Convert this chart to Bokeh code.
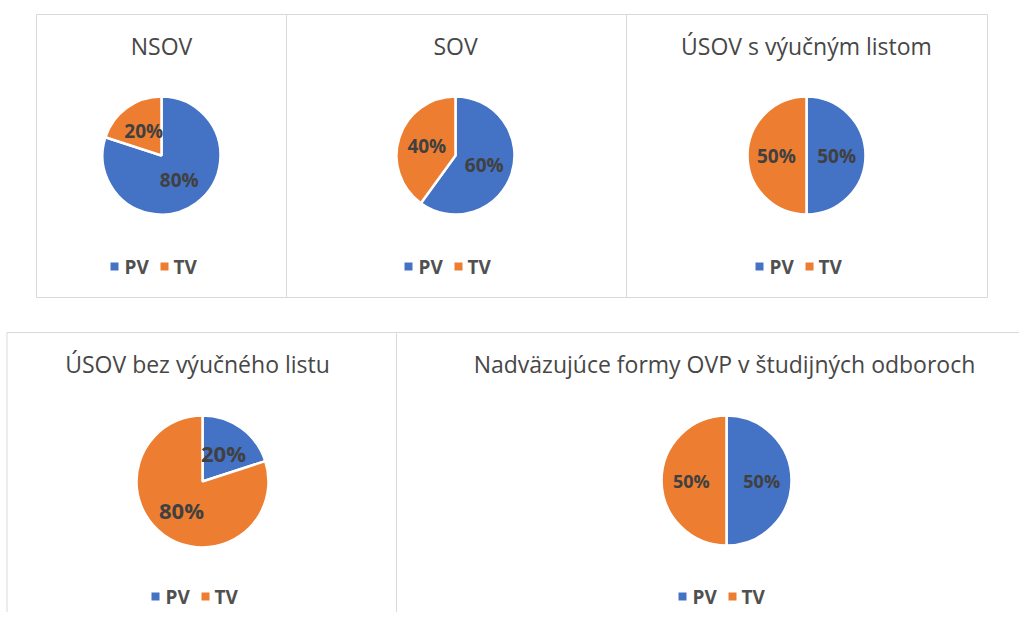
-- -- --
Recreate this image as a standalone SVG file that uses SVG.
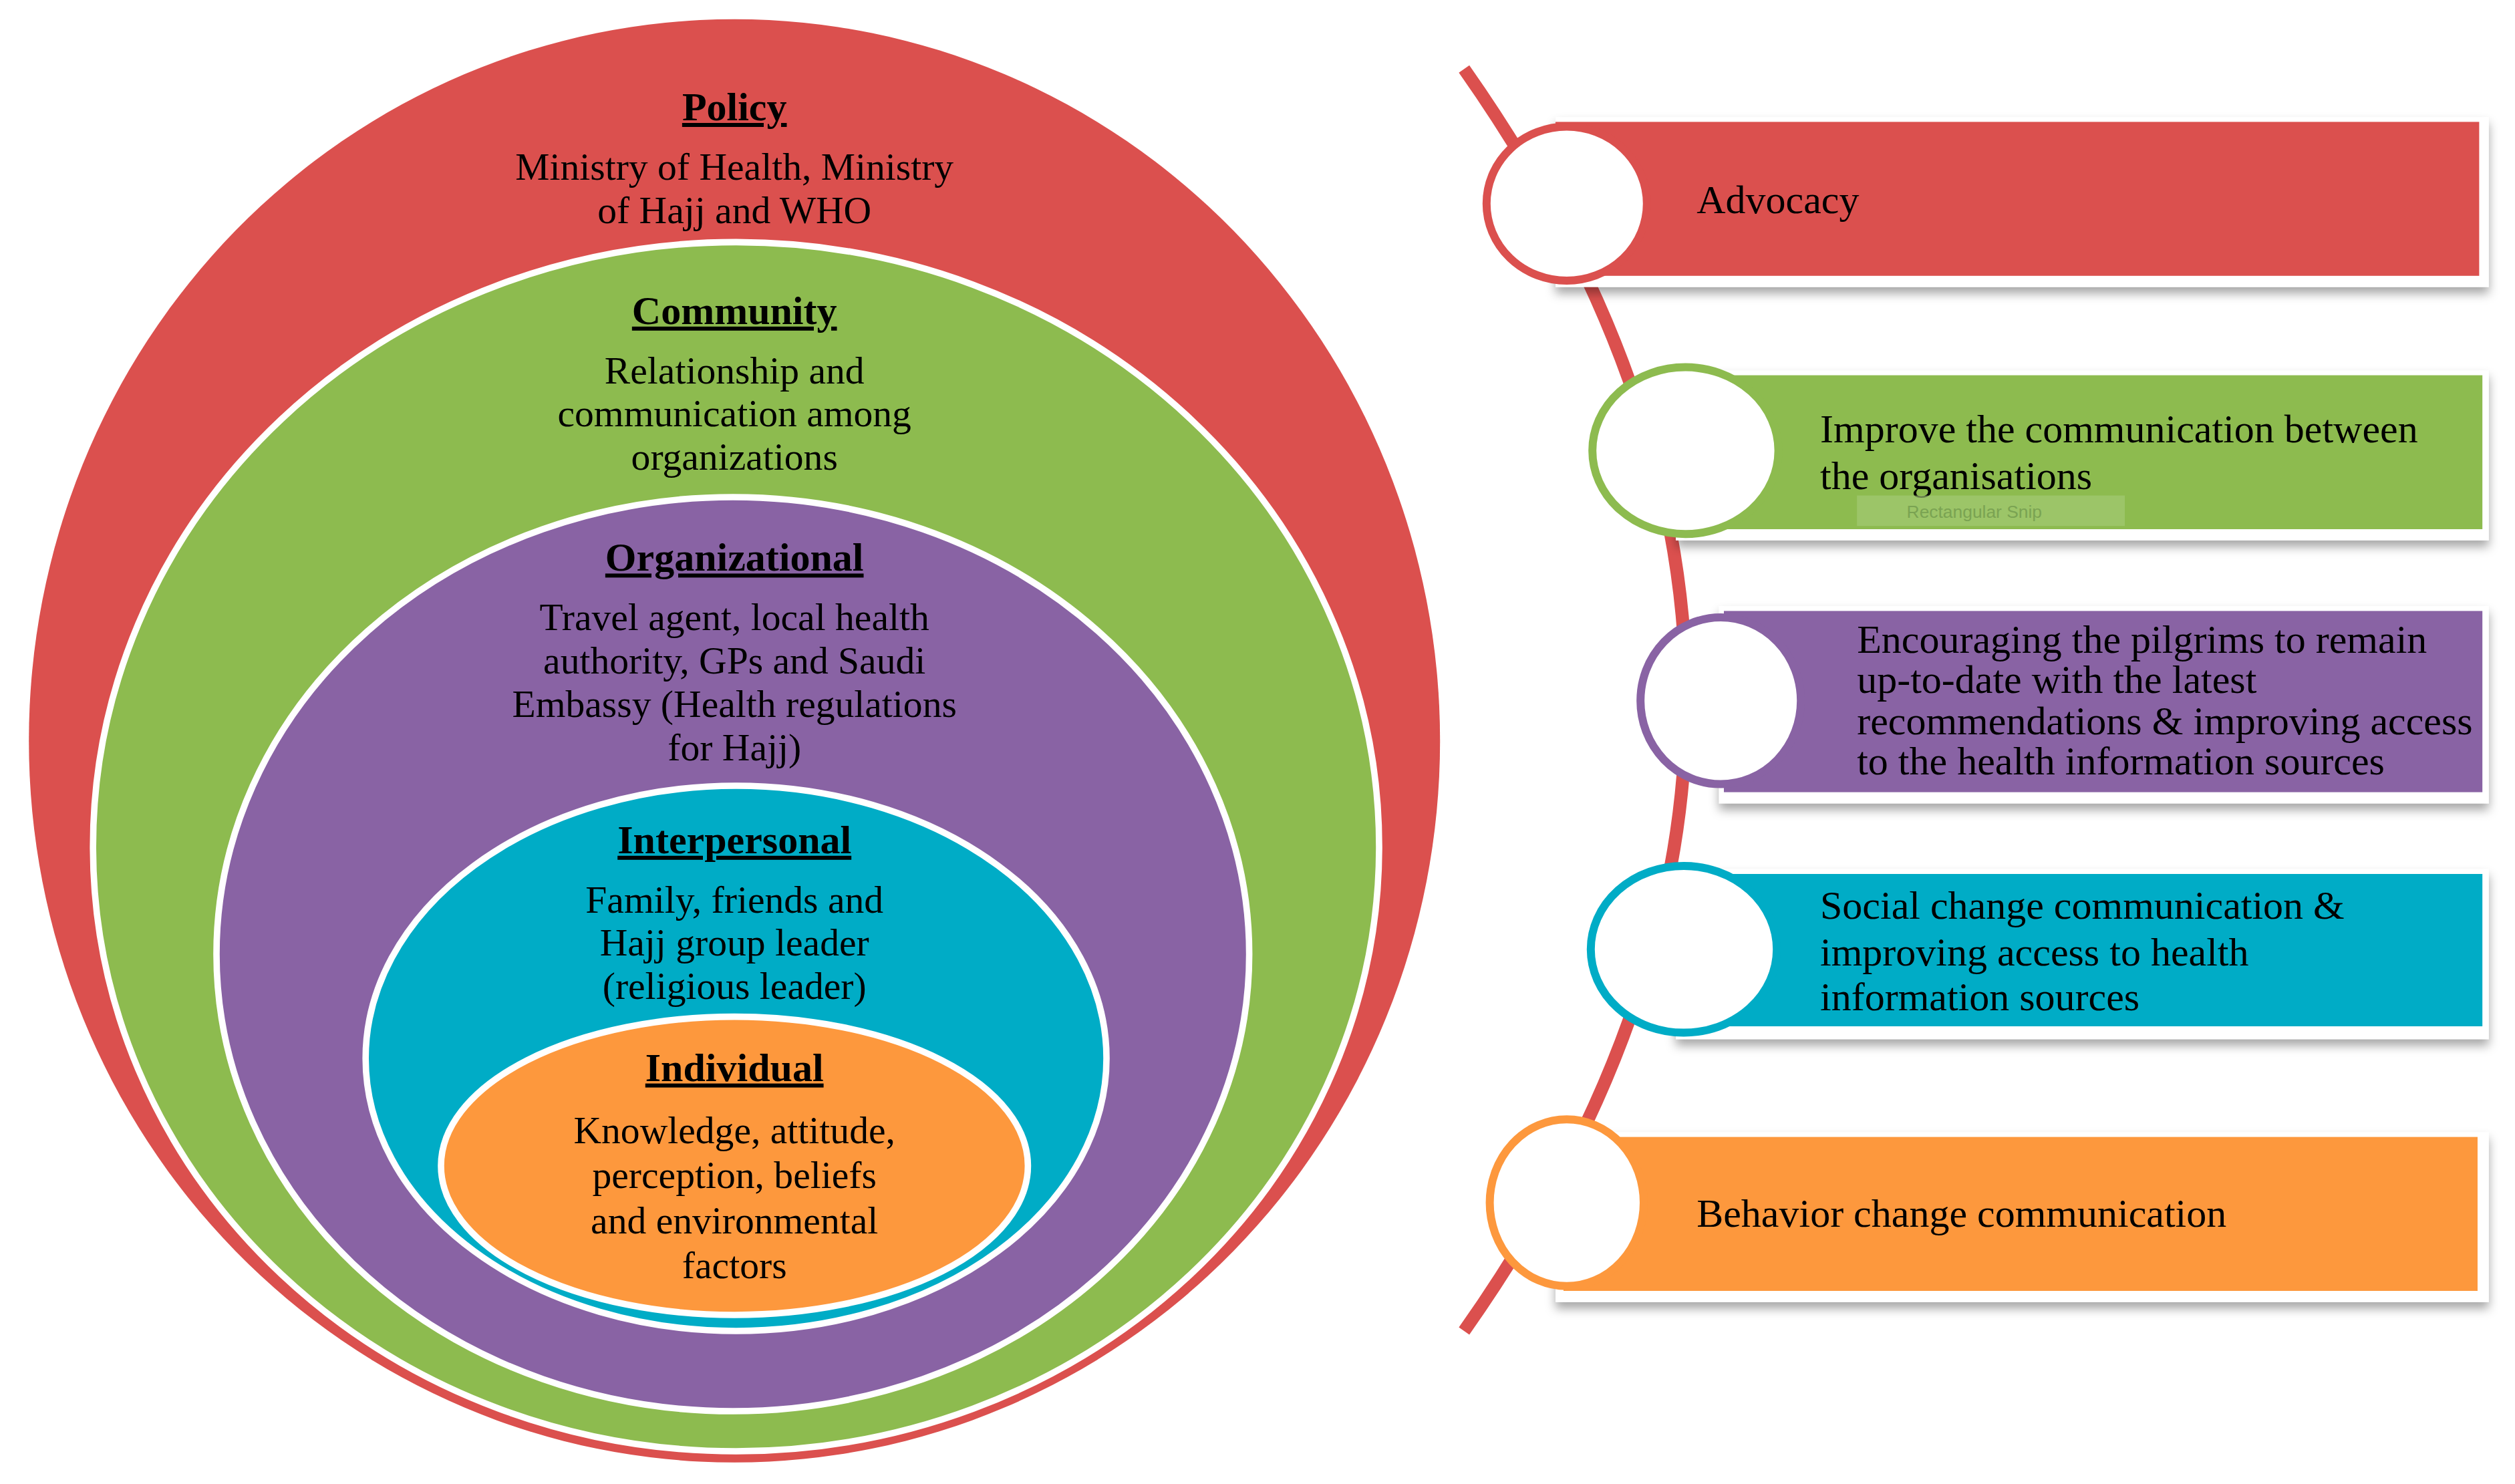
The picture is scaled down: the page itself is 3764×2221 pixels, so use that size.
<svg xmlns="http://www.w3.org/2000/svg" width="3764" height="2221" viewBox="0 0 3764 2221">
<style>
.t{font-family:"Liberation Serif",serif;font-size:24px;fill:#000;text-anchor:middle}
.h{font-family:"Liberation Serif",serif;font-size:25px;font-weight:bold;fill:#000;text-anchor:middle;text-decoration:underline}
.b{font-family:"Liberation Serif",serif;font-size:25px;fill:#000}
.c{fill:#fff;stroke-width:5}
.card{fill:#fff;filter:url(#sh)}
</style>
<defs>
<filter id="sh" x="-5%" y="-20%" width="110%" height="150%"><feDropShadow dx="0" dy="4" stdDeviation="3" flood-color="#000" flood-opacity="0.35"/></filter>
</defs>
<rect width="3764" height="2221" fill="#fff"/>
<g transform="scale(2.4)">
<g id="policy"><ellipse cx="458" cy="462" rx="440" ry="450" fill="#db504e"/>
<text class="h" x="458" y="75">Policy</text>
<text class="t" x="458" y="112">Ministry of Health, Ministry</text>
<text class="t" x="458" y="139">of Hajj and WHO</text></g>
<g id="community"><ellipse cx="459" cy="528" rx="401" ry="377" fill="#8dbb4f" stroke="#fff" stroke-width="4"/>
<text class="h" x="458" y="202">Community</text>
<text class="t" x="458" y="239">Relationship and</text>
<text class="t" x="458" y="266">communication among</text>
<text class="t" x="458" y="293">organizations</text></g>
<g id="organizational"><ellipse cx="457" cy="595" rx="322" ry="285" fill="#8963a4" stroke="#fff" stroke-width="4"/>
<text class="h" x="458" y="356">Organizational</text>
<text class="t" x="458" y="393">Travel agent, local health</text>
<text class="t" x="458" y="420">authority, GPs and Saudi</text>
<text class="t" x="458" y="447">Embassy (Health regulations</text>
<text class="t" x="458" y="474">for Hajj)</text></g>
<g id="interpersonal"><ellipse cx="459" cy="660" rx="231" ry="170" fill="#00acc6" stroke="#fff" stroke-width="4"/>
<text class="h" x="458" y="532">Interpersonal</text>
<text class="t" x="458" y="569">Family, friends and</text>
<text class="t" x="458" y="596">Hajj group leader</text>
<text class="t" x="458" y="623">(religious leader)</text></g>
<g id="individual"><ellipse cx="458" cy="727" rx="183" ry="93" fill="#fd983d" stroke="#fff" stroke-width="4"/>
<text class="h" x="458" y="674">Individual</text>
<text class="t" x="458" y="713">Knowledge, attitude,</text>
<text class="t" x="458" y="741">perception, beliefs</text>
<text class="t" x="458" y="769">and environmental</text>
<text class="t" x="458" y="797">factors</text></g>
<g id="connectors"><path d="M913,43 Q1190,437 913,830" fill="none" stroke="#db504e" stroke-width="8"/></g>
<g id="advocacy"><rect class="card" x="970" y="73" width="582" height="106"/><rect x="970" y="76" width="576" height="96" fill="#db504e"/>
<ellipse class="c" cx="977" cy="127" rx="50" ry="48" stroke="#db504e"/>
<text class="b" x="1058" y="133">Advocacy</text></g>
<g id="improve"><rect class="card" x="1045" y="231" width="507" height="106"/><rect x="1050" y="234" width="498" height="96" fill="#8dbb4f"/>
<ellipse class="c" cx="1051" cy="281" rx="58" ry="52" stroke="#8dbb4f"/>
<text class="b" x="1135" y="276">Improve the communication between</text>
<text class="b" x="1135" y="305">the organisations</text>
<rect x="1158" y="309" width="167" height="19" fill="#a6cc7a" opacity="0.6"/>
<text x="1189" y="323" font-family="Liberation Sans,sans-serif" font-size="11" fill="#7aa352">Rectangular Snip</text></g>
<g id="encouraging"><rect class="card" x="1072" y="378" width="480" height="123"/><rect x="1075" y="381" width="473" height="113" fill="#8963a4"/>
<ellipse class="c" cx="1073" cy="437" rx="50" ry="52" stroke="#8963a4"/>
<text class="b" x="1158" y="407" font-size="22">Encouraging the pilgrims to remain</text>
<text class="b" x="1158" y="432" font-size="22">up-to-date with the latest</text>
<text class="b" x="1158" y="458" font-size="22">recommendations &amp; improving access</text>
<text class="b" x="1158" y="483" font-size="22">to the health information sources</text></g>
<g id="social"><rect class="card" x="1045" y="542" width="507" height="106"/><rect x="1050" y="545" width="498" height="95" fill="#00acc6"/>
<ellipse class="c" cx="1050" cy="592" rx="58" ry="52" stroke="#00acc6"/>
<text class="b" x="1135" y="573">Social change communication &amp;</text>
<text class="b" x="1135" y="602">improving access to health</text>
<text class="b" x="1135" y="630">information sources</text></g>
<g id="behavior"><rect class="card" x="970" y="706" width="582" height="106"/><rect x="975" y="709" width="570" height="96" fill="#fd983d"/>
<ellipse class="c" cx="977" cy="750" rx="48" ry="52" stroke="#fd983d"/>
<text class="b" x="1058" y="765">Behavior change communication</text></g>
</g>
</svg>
-- -- --
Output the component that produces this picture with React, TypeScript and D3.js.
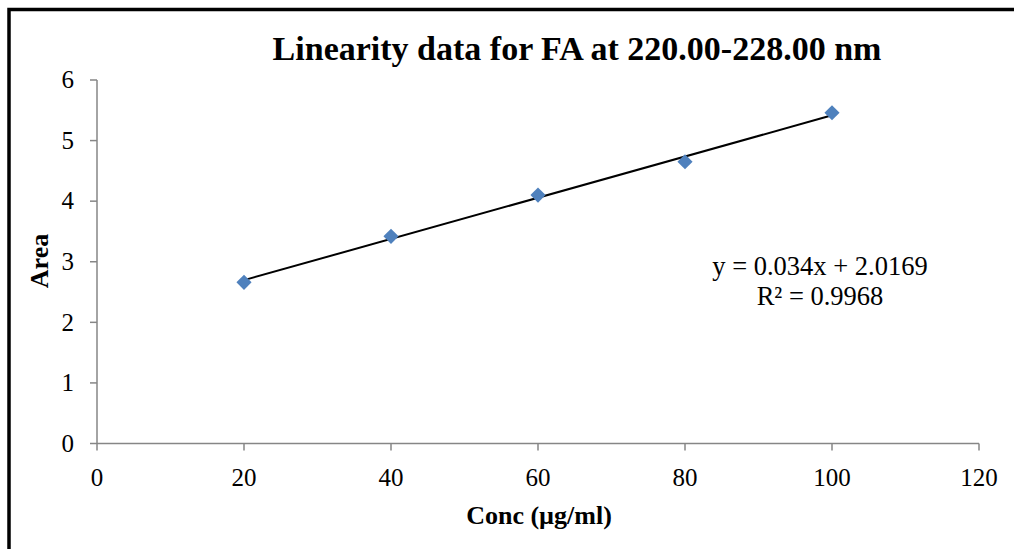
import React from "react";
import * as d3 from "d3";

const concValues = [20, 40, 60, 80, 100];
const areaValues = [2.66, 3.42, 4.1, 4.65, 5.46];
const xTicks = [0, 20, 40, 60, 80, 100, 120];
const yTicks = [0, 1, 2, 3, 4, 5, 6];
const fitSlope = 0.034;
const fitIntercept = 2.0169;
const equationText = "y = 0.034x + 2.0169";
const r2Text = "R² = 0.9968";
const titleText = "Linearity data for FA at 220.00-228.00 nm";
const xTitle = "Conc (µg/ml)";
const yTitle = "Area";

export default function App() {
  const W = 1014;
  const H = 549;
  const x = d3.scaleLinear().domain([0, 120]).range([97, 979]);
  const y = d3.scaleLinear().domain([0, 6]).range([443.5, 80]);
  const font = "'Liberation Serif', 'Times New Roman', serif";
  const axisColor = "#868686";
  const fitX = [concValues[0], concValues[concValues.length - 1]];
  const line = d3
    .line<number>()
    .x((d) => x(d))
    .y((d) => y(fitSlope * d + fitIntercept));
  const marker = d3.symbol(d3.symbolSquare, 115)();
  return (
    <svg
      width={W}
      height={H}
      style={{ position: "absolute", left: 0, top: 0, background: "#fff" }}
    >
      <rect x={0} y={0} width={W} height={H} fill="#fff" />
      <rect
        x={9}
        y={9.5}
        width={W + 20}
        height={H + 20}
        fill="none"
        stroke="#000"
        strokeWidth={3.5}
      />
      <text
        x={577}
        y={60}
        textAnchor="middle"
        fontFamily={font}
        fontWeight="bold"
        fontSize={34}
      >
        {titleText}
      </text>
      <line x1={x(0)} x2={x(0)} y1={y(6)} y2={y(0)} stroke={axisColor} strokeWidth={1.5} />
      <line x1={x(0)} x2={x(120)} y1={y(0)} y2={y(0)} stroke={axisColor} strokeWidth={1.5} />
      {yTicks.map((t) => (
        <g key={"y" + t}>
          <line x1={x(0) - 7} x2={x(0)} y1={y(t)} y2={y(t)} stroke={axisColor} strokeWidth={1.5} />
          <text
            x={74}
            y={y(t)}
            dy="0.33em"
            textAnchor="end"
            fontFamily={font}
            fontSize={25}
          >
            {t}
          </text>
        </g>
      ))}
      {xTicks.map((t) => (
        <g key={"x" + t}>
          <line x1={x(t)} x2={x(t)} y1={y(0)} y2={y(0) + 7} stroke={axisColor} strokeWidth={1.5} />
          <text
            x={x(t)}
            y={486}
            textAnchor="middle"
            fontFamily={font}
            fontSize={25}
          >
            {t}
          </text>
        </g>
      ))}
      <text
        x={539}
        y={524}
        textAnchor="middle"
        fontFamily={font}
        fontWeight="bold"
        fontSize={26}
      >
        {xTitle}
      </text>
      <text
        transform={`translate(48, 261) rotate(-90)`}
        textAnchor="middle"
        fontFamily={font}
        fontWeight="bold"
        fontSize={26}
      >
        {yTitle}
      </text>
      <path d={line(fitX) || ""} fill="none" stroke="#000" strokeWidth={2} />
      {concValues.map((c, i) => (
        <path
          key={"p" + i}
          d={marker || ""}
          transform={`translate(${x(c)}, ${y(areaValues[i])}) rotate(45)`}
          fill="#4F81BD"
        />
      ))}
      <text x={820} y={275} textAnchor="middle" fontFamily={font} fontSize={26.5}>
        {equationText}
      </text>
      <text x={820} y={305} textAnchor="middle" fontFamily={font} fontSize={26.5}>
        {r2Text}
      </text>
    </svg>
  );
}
-- -- --
• **DIRECTIVE**
Of all the lines above, how many contain the word "picture"? Give the number and nothing else.

• **FINISHED ANSWER**
2